Recorded data.
***
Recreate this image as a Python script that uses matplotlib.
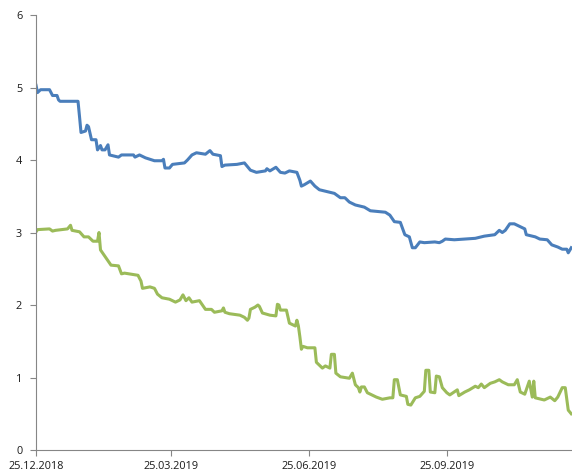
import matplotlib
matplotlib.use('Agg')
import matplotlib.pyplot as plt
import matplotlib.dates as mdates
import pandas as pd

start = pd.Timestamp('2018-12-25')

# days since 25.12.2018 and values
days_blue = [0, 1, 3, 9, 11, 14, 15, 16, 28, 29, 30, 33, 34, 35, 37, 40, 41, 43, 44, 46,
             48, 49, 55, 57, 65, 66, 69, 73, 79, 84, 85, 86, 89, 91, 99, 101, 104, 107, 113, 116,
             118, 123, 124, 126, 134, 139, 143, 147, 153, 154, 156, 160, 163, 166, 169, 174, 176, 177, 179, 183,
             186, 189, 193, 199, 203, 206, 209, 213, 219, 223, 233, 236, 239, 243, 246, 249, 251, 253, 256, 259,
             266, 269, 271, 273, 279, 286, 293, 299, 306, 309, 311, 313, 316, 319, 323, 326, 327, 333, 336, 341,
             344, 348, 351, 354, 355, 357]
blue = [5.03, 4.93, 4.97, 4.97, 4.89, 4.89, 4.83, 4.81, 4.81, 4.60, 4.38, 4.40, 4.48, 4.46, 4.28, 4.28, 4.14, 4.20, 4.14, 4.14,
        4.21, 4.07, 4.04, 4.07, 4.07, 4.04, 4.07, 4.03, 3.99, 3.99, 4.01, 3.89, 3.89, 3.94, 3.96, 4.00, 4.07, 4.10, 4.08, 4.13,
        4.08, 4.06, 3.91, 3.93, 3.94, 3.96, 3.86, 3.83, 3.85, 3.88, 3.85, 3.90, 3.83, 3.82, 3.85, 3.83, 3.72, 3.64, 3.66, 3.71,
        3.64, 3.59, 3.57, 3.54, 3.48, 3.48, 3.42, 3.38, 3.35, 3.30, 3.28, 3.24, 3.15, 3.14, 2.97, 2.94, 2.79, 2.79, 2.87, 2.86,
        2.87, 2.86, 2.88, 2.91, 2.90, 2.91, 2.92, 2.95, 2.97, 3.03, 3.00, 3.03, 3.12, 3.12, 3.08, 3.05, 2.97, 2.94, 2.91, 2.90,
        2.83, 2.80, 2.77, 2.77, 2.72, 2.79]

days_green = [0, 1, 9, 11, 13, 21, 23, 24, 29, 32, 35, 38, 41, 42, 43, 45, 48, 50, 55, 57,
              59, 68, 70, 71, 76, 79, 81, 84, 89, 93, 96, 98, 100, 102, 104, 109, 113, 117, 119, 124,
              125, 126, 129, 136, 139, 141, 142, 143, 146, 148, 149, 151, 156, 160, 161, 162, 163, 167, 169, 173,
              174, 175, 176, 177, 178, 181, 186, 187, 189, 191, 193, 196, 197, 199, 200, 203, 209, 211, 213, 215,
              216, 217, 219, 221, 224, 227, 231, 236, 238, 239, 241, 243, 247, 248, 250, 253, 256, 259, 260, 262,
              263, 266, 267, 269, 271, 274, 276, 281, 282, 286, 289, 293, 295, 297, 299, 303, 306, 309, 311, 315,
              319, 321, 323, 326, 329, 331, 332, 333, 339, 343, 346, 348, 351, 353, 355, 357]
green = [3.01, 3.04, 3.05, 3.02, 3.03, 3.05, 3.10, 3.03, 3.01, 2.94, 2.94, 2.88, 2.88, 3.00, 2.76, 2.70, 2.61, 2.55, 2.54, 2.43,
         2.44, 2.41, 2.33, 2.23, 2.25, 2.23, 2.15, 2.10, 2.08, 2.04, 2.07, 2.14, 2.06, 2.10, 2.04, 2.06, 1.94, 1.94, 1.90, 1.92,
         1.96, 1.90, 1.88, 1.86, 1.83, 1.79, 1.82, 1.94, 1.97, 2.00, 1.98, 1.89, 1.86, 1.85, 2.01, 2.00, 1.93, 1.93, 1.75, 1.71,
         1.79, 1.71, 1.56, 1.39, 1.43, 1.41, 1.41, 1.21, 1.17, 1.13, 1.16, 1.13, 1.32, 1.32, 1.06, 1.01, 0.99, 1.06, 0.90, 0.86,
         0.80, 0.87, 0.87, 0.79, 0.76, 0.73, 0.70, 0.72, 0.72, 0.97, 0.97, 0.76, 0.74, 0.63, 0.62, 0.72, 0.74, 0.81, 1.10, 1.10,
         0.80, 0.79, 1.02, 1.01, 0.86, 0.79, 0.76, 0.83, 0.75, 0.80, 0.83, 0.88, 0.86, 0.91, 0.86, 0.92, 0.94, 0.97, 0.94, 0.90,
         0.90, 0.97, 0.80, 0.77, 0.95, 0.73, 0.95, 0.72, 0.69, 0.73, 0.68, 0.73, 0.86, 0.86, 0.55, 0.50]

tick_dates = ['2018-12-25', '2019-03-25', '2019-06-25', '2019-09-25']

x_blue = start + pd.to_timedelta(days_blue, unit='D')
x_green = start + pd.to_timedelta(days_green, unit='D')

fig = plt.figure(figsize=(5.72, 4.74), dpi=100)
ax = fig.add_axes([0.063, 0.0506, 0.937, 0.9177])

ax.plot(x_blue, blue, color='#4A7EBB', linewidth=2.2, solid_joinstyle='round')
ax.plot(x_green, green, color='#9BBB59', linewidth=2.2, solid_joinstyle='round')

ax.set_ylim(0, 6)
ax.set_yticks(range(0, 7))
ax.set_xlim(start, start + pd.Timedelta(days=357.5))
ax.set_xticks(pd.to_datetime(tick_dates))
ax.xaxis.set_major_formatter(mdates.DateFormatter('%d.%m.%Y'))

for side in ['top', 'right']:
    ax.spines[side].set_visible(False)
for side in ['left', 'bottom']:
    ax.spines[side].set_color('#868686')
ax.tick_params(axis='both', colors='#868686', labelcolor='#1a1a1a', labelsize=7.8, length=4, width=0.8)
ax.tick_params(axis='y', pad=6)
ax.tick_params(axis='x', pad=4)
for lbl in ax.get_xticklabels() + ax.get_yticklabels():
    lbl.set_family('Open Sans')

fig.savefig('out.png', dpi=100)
***
What to work on. Return the listing above word for word, with the pictures removed.

Answer in full.
Recreate this image as a Python script that uses matplotlib.
import matplotlib
matplotlib.use('Agg')
import matplotlib.pyplot as plt
import matplotlib.dates as mdates
import pandas as pd

start = pd.Timestamp('2018-12-25')

# days since 25.12.2018 and values
days_blue = [0, 1, 3, 9, 11, 14, 15, 16, 28, 29, 30, 33, 34, 35, 37, 40, 41, 43, 44, 46,
             48, 49, 55, 57, 65, 66, 69, 73, 79, 84, 85, 86, 89, 91, 99, 101, 104, 107, 113, 116,
             118, 123, 124, 126, 134, 139, 143, 147, 153, 154, 156, 160, 163, 166, 169, 174, 176, 177, 179, 183,
             186, 189, 193, 199, 203, 206, 209, 213, 219, 223, 233, 236, 239, 243, 246, 249, 251, 253, 256, 259,
             266, 269, 271, 273, 279, 286, 293, 299, 306, 309, 311, 313, 316, 319, 323, 326, 327, 333, 336, 341,
             344, 348, 351, 354, 355, 357]
blue = [5.03, 4.93, 4.97, 4.97, 4.89, 4.89, 4.83, 4.81, 4.81, 4.60, 4.38, 4.40, 4.48, 4.46, 4.28, 4.28, 4.14, 4.20, 4.14, 4.14,
        4.21, 4.07, 4.04, 4.07, 4.07, 4.04, 4.07, 4.03, 3.99, 3.99, 4.01, 3.89, 3.89, 3.94, 3.96, 4.00, 4.07, 4.10, 4.08, 4.13,
        4.08, 4.06, 3.91, 3.93, 3.94, 3.96, 3.86, 3.83, 3.85, 3.88, 3.85, 3.90, 3.83, 3.82, 3.85, 3.83, 3.72, 3.64, 3.66, 3.71,
        3.64, 3.59, 3.57, 3.54, 3.48, 3.48, 3.42, 3.38, 3.35, 3.30, 3.28, 3.24, 3.15, 3.14, 2.97, 2.94, 2.79, 2.79, 2.87, 2.86,
        2.87, 2.86, 2.88, 2.91, 2.90, 2.91, 2.92, 2.95, 2.97, 3.03, 3.00, 3.03, 3.12, 3.12, 3.08, 3.05, 2.97, 2.94, 2.91, 2.90,
        2.83, 2.80, 2.77, 2.77, 2.72, 2.79]

days_green = [0, 1, 9, 11, 13, 21, 23, 24, 29, 32, 35, 38, 41, 42, 43, 45, 48, 50, 55, 57,
              59, 68, 70, 71, 76, 79, 81, 84, 89, 93, 96, 98, 100, 102, 104, 109, 113, 117, 119, 124,
              125, 126, 129, 136, 139, 141, 142, 143, 146, 148, 149, 151, 156, 160, 161, 162, 163, 167, 169, 173,
              174, 175, 176, 177, 178, 181, 186, 187, 189, 191, 193, 196, 197, 199, 200, 203, 209, 211, 213, 215,
              216, 217, 219, 221, 224, 227, 231, 236, 238, 239, 241, 243, 247, 248, 250, 253, 256, 259, 260, 262,
              263, 266, 267, 269, 271, 274, 276, 281, 282, 286, 289, 293, 295, 297, 299, 303, 306, 309, 311, 315,
              319, 321, 323, 326, 329, 331, 332, 333, 339, 343, 346, 348, 351, 353, 355, 357]
green = [3.01, 3.04, 3.05, 3.02, 3.03, 3.05, 3.10, 3.03, 3.01, 2.94, 2.94, 2.88, 2.88, 3.00, 2.76, 2.70, 2.61, 2.55, 2.54, 2.43,
         2.44, 2.41, 2.33, 2.23, 2.25, 2.23, 2.15, 2.10, 2.08, 2.04, 2.07, 2.14, 2.06, 2.10, 2.04, 2.06, 1.94, 1.94, 1.90, 1.92,
         1.96, 1.90, 1.88, 1.86, 1.83, 1.79, 1.82, 1.94, 1.97, 2.00, 1.98, 1.89, 1.86, 1.85, 2.01, 2.00, 1.93, 1.93, 1.75, 1.71,
         1.79, 1.71, 1.56, 1.39, 1.43, 1.41, 1.41, 1.21, 1.17, 1.13, 1.16, 1.13, 1.32, 1.32, 1.06, 1.01, 0.99, 1.06, 0.90, 0.86,
         0.80, 0.87, 0.87, 0.79, 0.76, 0.73, 0.70, 0.72, 0.72, 0.97, 0.97, 0.76, 0.74, 0.63, 0.62, 0.72, 0.74, 0.81, 1.10, 1.10,
         0.80, 0.79, 1.02, 1.01, 0.86, 0.79, 0.76, 0.83, 0.75, 0.80, 0.83, 0.88, 0.86, 0.91, 0.86, 0.92, 0.94, 0.97, 0.94, 0.90,
         0.90, 0.97, 0.80, 0.77, 0.95, 0.73, 0.95, 0.72, 0.69, 0.73, 0.68, 0.73, 0.86, 0.86, 0.55, 0.50]

tick_dates = ['2018-12-25', '2019-03-25', '2019-06-25', '2019-09-25']

x_blue = start + pd.to_timedelta(days_blue, unit='D')
x_green = start + pd.to_timedelta(days_green, unit='D')

fig = plt.figure(figsize=(5.72, 4.74), dpi=100)
ax = fig.add_axes([0.063, 0.0506, 0.937, 0.9177])

ax.plot(x_blue, blue, color='#4A7EBB', linewidth=2.2, solid_joinstyle='round')
ax.plot(x_green, green, color='#9BBB59', linewidth=2.2, solid_joinstyle='round')

ax.set_ylim(0, 6)
ax.set_yticks(range(0, 7))
ax.set_xlim(start, start + pd.Timedelta(days=357.5))
ax.set_xticks(pd.to_datetime(tick_dates))
ax.xaxis.set_major_formatter(mdates.DateFormatter('%d.%m.%Y'))

for side in ['top', 'right']:
    ax.spines[side].set_visible(False)
for side in ['left', 'bottom']:
    ax.spines[side].set_color('#868686')
ax.tick_params(axis='both', colors='#868686', labelcolor='#1a1a1a', labelsize=7.8, length=4, width=0.8)
ax.tick_params(axis='y', pad=6)
ax.tick_params(axis='x', pad=4)
for lbl in ax.get_xticklabels() + ax.get_yticklabels():
    lbl.set_family('Open Sans')

fig.savefig('out.png', dpi=100)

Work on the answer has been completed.